研究関係で読むブログ

http://yshouse.jp/archives/cat5/

2006年04月05日
ブログの正体を掴む方法
昨年の私のFMPセミナーの講演や、一橋大での研究発表、さらに、このヒットコンテンツブログでもずっと書いてきたAOC「Artist-oriented Community」のことは、ブログがもたらすWEB2.0の世界のことである。現在、そのWEB2.0のことを書いた「ウェブ進化論」が売れている。大ベストセラーと言える。そんな中で、また、1冊、ブログの正体に迫る本が出た。

「革命メディア ブログの正体 NO.1ブログ検索エンジンTechnoratiの挑戦」だ。これは、私も所属しているデジタルガレージグループが、共同創業者の伊藤穣一(Joi)を始めとして、今の(正確にはちょっと前の)ブログを取り巻くアメリカや日本の現状、そして、それが生みだす社会に与える可能性を書いたものだ。

私のFMPのセミナーでも示したTechnoratiからのデータ表や図表などがふんだんに入った非常に分かりやすい入門書となっているこの本、私の拙い説明でよく理解していただけてなかった方には、サポートの参考書のようなものにもなっている。
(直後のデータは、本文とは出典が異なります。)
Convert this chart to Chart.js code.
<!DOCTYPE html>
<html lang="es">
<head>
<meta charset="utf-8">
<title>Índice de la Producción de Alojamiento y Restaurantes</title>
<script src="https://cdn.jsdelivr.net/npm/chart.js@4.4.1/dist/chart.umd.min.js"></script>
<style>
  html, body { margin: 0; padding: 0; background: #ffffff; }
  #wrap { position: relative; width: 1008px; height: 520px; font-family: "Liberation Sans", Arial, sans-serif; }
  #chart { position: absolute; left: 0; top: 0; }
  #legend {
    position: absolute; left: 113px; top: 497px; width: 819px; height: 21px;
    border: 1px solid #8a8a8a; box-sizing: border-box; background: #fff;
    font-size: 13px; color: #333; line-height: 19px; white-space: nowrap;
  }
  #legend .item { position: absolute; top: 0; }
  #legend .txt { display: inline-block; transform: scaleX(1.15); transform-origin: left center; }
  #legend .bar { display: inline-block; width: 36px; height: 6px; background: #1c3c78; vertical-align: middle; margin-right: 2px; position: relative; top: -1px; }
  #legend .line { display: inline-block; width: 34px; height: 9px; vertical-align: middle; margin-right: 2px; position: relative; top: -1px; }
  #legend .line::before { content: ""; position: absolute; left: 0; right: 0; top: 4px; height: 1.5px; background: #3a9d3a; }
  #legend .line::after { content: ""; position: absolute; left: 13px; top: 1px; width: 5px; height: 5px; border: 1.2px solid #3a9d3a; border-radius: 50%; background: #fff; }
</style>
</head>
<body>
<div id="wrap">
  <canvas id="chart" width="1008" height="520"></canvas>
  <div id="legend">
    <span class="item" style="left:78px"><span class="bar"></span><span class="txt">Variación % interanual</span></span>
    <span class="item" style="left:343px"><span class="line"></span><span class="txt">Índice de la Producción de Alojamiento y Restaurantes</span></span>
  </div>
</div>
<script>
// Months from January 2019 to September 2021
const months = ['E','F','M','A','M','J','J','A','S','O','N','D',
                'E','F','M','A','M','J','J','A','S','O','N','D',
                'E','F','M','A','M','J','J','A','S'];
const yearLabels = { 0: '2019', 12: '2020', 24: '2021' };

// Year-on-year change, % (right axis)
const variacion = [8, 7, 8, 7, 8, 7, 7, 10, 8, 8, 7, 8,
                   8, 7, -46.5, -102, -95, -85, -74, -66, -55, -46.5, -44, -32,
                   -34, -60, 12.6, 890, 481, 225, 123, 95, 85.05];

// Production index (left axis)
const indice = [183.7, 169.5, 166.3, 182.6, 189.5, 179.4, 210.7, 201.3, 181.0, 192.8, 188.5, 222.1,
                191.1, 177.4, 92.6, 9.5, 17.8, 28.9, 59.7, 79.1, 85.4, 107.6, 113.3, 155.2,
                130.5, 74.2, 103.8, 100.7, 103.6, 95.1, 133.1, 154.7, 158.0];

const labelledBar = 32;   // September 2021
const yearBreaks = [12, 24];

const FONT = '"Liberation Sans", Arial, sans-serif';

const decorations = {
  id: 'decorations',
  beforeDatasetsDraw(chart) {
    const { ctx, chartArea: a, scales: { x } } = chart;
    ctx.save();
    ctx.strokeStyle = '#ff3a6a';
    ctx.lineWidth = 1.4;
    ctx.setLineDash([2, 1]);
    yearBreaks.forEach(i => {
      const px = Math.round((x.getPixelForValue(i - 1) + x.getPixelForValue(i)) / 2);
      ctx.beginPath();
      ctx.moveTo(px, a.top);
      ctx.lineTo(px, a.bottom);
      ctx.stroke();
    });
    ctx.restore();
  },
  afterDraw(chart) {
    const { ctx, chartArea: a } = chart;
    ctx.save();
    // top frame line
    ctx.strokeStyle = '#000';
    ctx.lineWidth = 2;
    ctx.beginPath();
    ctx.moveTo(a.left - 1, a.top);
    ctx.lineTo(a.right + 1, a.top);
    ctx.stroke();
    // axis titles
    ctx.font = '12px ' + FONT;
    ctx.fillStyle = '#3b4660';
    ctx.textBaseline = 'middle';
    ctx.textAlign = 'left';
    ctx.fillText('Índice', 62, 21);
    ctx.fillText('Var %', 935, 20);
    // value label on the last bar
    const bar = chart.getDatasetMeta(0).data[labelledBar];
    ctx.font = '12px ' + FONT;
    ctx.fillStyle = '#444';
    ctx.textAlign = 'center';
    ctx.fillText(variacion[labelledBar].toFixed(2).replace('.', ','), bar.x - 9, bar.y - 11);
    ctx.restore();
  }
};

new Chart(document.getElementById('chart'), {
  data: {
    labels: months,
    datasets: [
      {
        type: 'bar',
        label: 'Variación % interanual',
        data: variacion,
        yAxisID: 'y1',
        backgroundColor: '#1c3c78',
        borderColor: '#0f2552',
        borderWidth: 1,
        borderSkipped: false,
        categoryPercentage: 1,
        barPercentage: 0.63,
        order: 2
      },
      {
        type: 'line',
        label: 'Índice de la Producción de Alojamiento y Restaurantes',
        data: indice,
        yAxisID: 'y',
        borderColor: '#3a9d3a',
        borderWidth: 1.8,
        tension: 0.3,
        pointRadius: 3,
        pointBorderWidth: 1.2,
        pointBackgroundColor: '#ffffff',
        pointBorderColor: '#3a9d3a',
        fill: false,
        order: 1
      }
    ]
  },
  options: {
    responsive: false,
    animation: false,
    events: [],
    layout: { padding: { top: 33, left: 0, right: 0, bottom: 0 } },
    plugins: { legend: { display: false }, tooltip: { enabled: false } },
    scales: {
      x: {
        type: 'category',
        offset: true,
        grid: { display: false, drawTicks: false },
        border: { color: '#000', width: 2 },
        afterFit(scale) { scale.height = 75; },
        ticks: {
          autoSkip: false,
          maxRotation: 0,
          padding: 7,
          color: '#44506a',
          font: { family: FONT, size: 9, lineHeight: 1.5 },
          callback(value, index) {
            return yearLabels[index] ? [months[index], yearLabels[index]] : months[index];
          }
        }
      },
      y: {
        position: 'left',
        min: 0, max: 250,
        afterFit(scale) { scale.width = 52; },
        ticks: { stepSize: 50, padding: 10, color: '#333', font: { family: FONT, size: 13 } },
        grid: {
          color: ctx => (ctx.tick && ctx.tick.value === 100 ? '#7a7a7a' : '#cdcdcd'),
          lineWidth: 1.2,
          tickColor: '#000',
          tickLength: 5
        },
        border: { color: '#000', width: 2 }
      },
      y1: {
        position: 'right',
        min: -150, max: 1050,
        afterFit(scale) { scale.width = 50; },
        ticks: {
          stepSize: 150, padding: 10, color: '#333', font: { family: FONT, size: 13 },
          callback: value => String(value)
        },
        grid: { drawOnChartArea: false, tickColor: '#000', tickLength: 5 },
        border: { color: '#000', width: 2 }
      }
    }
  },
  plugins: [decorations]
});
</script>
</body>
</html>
ブログやSNSの普及によって起こる新しいメディアCGM(Consumer Generated Media)が生む、社会変革の可能性や、マーケティング利用や選挙利用、社会オピニオンの形成への影響など、様々な切り口でブログ文化の今後の可能性が書かれている。

特に、第3章「マスコミが注目したブログ検索の脅威」では、2005年が日本におけるブログ元年とし、Technoratiの日本サイトにおける、郵政解散選挙時の自民党と民主党の投票予想や、支持状況の推移のデータなど、選挙の動向に影響を与えかねないデータの集積推移は、今の日本にも、確実にブログが浸透して影響度を増していることが伺える。ある意味では驚きだ。また、それを数多く取り上げたマスコミの動向自体も、時代の変化を如実に表しているとも言えよう。

このTechnorati、実は私のヒットコンテンツ研究室の研究パートナーでもある。「ヒットの数理モデル構築の研究」の中で、その口コミ度を擬似的に、Technoratiによるブログ検索数字により分析しているのだ。今まで口コミは、なかなか数値化して測れなかったわけだが、精度の高いTechnoratiの数字は、充分に分析に値するデータであり、口コミの量を擬似的に代読可能な数値だと捉えたから可能になった研究でもある。このTechnoratiによる数値の推移と、マーケティングデータや販売データとの比較分析により、それぞれの影響度を計ることが可能との論理である。

現在では、ブログを無視してのマーケティング自体が、無意味となろうとしている。そのブログの正体を掴むにはこの本は非常に分かりやすく、読みやすい。リアリティのある事例がそこにあるからである。手前味噌ながらお奨め。